» **Raw data**:
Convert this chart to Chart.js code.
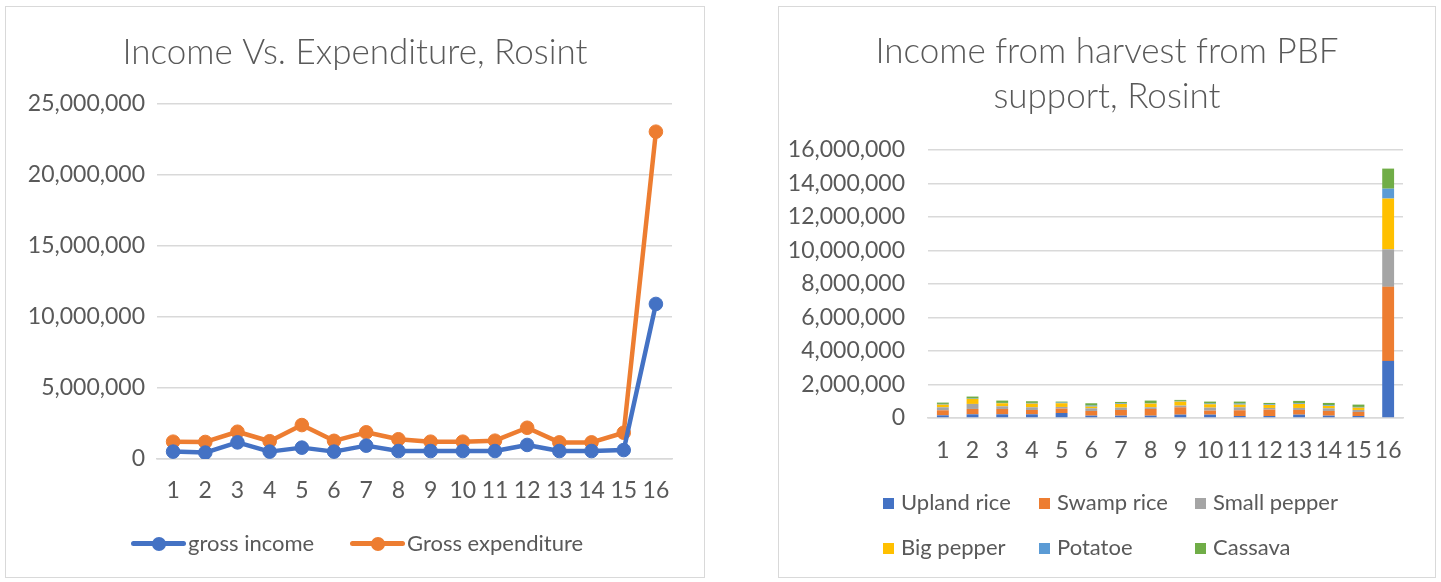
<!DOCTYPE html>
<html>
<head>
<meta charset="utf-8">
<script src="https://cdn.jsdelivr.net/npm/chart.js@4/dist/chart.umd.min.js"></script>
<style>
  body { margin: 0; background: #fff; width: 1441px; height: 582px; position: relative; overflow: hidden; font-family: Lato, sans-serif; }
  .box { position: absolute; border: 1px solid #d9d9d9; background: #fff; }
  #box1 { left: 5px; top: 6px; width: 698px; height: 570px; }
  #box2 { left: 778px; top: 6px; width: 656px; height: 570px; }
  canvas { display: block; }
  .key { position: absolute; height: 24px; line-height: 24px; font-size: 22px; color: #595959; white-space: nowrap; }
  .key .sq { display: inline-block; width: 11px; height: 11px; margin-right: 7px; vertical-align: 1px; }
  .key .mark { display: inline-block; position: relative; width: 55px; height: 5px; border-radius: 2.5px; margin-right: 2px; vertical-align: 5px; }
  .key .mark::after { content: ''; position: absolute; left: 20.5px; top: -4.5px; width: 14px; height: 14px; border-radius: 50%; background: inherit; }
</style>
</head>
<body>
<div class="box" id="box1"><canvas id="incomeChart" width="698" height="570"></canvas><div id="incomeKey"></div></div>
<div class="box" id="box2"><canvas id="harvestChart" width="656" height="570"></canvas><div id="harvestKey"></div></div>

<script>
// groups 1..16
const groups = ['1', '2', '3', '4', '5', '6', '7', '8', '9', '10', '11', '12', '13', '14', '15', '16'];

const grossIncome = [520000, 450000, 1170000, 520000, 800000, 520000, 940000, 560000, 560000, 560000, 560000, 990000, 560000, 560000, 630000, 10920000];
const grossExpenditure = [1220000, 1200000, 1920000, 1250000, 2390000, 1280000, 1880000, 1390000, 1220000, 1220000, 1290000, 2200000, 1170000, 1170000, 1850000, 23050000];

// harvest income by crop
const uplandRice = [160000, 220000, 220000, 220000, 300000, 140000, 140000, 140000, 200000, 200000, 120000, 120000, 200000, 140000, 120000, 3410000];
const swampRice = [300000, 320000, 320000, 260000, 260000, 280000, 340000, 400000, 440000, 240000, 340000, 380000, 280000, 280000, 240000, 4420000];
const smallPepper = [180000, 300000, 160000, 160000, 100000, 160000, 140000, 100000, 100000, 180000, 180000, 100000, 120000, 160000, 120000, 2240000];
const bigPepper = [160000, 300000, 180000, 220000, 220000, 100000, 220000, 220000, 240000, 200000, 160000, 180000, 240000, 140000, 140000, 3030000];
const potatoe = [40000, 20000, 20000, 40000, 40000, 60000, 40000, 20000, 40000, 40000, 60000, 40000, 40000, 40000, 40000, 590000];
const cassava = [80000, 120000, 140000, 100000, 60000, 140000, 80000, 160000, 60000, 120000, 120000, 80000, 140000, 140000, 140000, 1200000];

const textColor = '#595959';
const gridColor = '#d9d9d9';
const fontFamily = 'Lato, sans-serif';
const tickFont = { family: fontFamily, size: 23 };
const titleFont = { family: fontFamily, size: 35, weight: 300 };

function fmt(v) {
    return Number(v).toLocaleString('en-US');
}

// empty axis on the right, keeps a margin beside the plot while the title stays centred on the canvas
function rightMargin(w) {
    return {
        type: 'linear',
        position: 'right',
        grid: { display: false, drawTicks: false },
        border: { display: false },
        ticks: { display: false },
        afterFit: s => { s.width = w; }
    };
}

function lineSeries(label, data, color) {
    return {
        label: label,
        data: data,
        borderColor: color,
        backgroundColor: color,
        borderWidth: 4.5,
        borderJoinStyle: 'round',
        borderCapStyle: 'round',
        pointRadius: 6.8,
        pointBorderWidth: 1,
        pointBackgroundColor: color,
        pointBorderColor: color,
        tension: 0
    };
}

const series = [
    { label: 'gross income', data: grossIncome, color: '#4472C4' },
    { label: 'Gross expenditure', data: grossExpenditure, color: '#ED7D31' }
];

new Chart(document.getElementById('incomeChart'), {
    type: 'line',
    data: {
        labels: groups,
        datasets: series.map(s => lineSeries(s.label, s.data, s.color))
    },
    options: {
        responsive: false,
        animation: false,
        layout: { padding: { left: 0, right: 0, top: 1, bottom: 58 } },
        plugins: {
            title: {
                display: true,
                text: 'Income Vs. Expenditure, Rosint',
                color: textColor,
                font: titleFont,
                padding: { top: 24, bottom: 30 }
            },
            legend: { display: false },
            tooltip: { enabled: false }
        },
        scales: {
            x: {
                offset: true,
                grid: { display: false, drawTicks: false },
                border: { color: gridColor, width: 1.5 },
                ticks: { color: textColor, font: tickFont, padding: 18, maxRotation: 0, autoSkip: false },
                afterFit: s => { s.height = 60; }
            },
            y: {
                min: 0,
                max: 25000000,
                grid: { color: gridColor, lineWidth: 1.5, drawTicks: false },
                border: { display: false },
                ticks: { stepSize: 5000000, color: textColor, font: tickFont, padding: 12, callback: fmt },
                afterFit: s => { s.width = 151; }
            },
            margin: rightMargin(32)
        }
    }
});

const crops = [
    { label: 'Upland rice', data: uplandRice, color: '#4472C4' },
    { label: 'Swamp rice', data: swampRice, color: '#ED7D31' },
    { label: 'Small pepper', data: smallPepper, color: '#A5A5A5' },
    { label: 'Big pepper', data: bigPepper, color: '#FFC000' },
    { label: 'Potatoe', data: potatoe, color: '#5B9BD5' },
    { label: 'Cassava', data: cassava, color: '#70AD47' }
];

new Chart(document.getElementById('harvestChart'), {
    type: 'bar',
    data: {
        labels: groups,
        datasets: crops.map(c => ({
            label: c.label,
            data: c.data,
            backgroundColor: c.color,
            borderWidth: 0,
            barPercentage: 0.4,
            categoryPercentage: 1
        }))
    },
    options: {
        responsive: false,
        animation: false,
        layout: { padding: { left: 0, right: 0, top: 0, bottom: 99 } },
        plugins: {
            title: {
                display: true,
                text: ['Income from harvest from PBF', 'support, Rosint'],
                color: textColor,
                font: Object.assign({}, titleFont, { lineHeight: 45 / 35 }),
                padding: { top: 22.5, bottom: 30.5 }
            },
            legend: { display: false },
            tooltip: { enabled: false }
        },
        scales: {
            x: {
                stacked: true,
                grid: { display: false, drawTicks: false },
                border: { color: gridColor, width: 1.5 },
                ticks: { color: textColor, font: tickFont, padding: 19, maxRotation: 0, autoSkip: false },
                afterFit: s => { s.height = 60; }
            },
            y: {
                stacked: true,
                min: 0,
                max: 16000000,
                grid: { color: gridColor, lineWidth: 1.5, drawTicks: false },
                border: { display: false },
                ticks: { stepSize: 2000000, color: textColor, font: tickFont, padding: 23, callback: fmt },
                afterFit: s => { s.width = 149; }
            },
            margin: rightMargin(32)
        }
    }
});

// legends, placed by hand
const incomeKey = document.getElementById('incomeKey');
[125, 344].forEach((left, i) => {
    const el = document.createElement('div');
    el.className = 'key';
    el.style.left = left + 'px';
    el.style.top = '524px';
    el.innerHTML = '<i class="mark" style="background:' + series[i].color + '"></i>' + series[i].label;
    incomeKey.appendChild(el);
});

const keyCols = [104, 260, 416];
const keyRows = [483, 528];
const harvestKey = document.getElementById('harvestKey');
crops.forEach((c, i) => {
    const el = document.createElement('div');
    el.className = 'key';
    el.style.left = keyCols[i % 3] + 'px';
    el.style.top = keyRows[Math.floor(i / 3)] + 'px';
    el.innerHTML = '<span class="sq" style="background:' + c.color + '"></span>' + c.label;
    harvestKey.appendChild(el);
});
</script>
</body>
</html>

» **Problem details**:
Leave the images out and output the remaining material exactly as it stands.

» **Solution to the problem**:
Convert this chart to Chart.js code.
<!DOCTYPE html>
<html>
<head>
<meta charset="utf-8">
<script src="https://cdn.jsdelivr.net/npm/chart.js@4/dist/chart.umd.min.js"></script>
<style>
  body { margin: 0; background: #fff; width: 1441px; height: 582px; position: relative; overflow: hidden; font-family: Lato, sans-serif; }
  .box { position: absolute; border: 1px solid #d9d9d9; background: #fff; }
  #box1 { left: 5px; top: 6px; width: 698px; height: 570px; }
  #box2 { left: 778px; top: 6px; width: 656px; height: 570px; }
  canvas { display: block; }
  .key { position: absolute; height: 24px; line-height: 24px; font-size: 22px; color: #595959; white-space: nowrap; }
  .key .sq { display: inline-block; width: 11px; height: 11px; margin-right: 7px; vertical-align: 1px; }
  .key .mark { display: inline-block; position: relative; width: 55px; height: 5px; border-radius: 2.5px; margin-right: 2px; vertical-align: 5px; }
  .key .mark::after { content: ''; position: absolute; left: 20.5px; top: -4.5px; width: 14px; height: 14px; border-radius: 50%; background: inherit; }
</style>
</head>
<body>
<div class="box" id="box1"><canvas id="incomeChart" width="698" height="570"></canvas><div id="incomeKey"></div></div>
<div class="box" id="box2"><canvas id="harvestChart" width="656" height="570"></canvas><div id="harvestKey"></div></div>

<script>
// groups 1..16
const groups = ['1', '2', '3', '4', '5', '6', '7', '8', '9', '10', '11', '12', '13', '14', '15', '16'];

const grossIncome = [520000, 450000, 1170000, 520000, 800000, 520000, 940000, 560000, 560000, 560000, 560000, 990000, 560000, 560000, 630000, 10920000];
const grossExpenditure = [1220000, 1200000, 1920000, 1250000, 2390000, 1280000, 1880000, 1390000, 1220000, 1220000, 1290000, 2200000, 1170000, 1170000, 1850000, 23050000];

// harvest income by crop
const uplandRice = [160000, 220000, 220000, 220000, 300000, 140000, 140000, 140000, 200000, 200000, 120000, 120000, 200000, 140000, 120000, 3410000];
const swampRice = [300000, 320000, 320000, 260000, 260000, 280000, 340000, 400000, 440000, 240000, 340000, 380000, 280000, 280000, 240000, 4420000];
const smallPepper = [180000, 300000, 160000, 160000, 100000, 160000, 140000, 100000, 100000, 180000, 180000, 100000, 120000, 160000, 120000, 2240000];
const bigPepper = [160000, 300000, 180000, 220000, 220000, 100000, 220000, 220000, 240000, 200000, 160000, 180000, 240000, 140000, 140000, 3030000];
const potatoe = [40000, 20000, 20000, 40000, 40000, 60000, 40000, 20000, 40000, 40000, 60000, 40000, 40000, 40000, 40000, 590000];
const cassava = [80000, 120000, 140000, 100000, 60000, 140000, 80000, 160000, 60000, 120000, 120000, 80000, 140000, 140000, 140000, 1200000];

const textColor = '#595959';
const gridColor = '#d9d9d9';
const fontFamily = 'Lato, sans-serif';
const tickFont = { family: fontFamily, size: 23 };
const titleFont = { family: fontFamily, size: 35, weight: 300 };

function fmt(v) {
    return Number(v).toLocaleString('en-US');
}

// empty axis on the right, keeps a margin beside the plot while the title stays centred on the canvas
function rightMargin(w) {
    return {
        type: 'linear',
        position: 'right',
        grid: { display: false, drawTicks: false },
        border: { display: false },
        ticks: { display: false },
        afterFit: s => { s.width = w; }
    };
}

function lineSeries(label, data, color) {
    return {
        label: label,
        data: data,
        borderColor: color,
        backgroundColor: color,
        borderWidth: 4.5,
        borderJoinStyle: 'round',
        borderCapStyle: 'round',
        pointRadius: 6.8,
        pointBorderWidth: 1,
        pointBackgroundColor: color,
        pointBorderColor: color,
        tension: 0
    };
}

const series = [
    { label: 'gross income', data: grossIncome, color: '#4472C4' },
    { label: 'Gross expenditure', data: grossExpenditure, color: '#ED7D31' }
];

new Chart(document.getElementById('incomeChart'), {
    type: 'line',
    data: {
        labels: groups,
        datasets: series.map(s => lineSeries(s.label, s.data, s.color))
    },
    options: {
        responsive: false,
        animation: false,
        layout: { padding: { left: 0, right: 0, top: 1, bottom: 58 } },
        plugins: {
            title: {
                display: true,
                text: 'Income Vs. Expenditure, Rosint',
                color: textColor,
                font: titleFont,
                padding: { top: 24, bottom: 30 }
            },
            legend: { display: false },
            tooltip: { enabled: false }
        },
        scales: {
            x: {
                offset: true,
                grid: { display: false, drawTicks: false },
                border: { color: gridColor, width: 1.5 },
                ticks: { color: textColor, font: tickFont, padding: 18, maxRotation: 0, autoSkip: false },
                afterFit: s => { s.height = 60; }
            },
            y: {
                min: 0,
                max: 25000000,
                grid: { color: gridColor, lineWidth: 1.5, drawTicks: false },
                border: { display: false },
                ticks: { stepSize: 5000000, color: textColor, font: tickFont, padding: 12, callback: fmt },
                afterFit: s => { s.width = 151; }
            },
            margin: rightMargin(32)
        }
    }
});

const crops = [
    { label: 'Upland rice', data: uplandRice, color: '#4472C4' },
    { label: 'Swamp rice', data: swampRice, color: '#ED7D31' },
    { label: 'Small pepper', data: smallPepper, color: '#A5A5A5' },
    { label: 'Big pepper', data: bigPepper, color: '#FFC000' },
    { label: 'Potatoe', data: potatoe, color: '#5B9BD5' },
    { label: 'Cassava', data: cassava, color: '#70AD47' }
];

new Chart(document.getElementById('harvestChart'), {
    type: 'bar',
    data: {
        labels: groups,
        datasets: crops.map(c => ({
            label: c.label,
            data: c.data,
            backgroundColor: c.color,
            borderWidth: 0,
            barPercentage: 0.4,
            categoryPercentage: 1
        }))
    },
    options: {
        responsive: false,
        animation: false,
        layout: { padding: { left: 0, right: 0, top: 0, bottom: 99 } },
        plugins: {
            title: {
                display: true,
                text: ['Income from harvest from PBF', 'support, Rosint'],
                color: textColor,
                font: Object.assign({}, titleFont, { lineHeight: 45 / 35 }),
                padding: { top: 22.5, bottom: 30.5 }
            },
            legend: { display: false },
            tooltip: { enabled: false }
        },
        scales: {
            x: {
                stacked: true,
                grid: { display: false, drawTicks: false },
                border: { color: gridColor, width: 1.5 },
                ticks: { color: textColor, font: tickFont, padding: 19, maxRotation: 0, autoSkip: false },
                afterFit: s => { s.height = 60; }
            },
            y: {
                stacked: true,
                min: 0,
                max: 16000000,
                grid: { color: gridColor, lineWidth: 1.5, drawTicks: false },
                border: { display: false },
                ticks: { stepSize: 2000000, color: textColor, font: tickFont, padding: 23, callback: fmt },
                afterFit: s => { s.width = 149; }
            },
            margin: rightMargin(32)
        }
    }
});

// legends, placed by hand
const incomeKey = document.getElementById('incomeKey');
[125, 344].forEach((left, i) => {
    const el = document.createElement('div');
    el.className = 'key';
    el.style.left = left + 'px';
    el.style.top = '524px';
    el.innerHTML = '<i class="mark" style="background:' + series[i].color + '"></i>' + series[i].label;
    incomeKey.appendChild(el);
});

const keyCols = [104, 260, 416];
const keyRows = [483, 528];
const harvestKey = document.getElementById('harvestKey');
crops.forEach((c, i) => {
    const el = document.createElement('div');
    el.className = 'key';
    el.style.left = keyCols[i % 3] + 'px';
    el.style.top = keyRows[Math.floor(i / 3)] + 'px';
    el.innerHTML = '<span class="sq" style="background:' + c.color + '"></span>' + c.label;
    harvestKey.appendChild(el);
});
</script>
</body>
</html>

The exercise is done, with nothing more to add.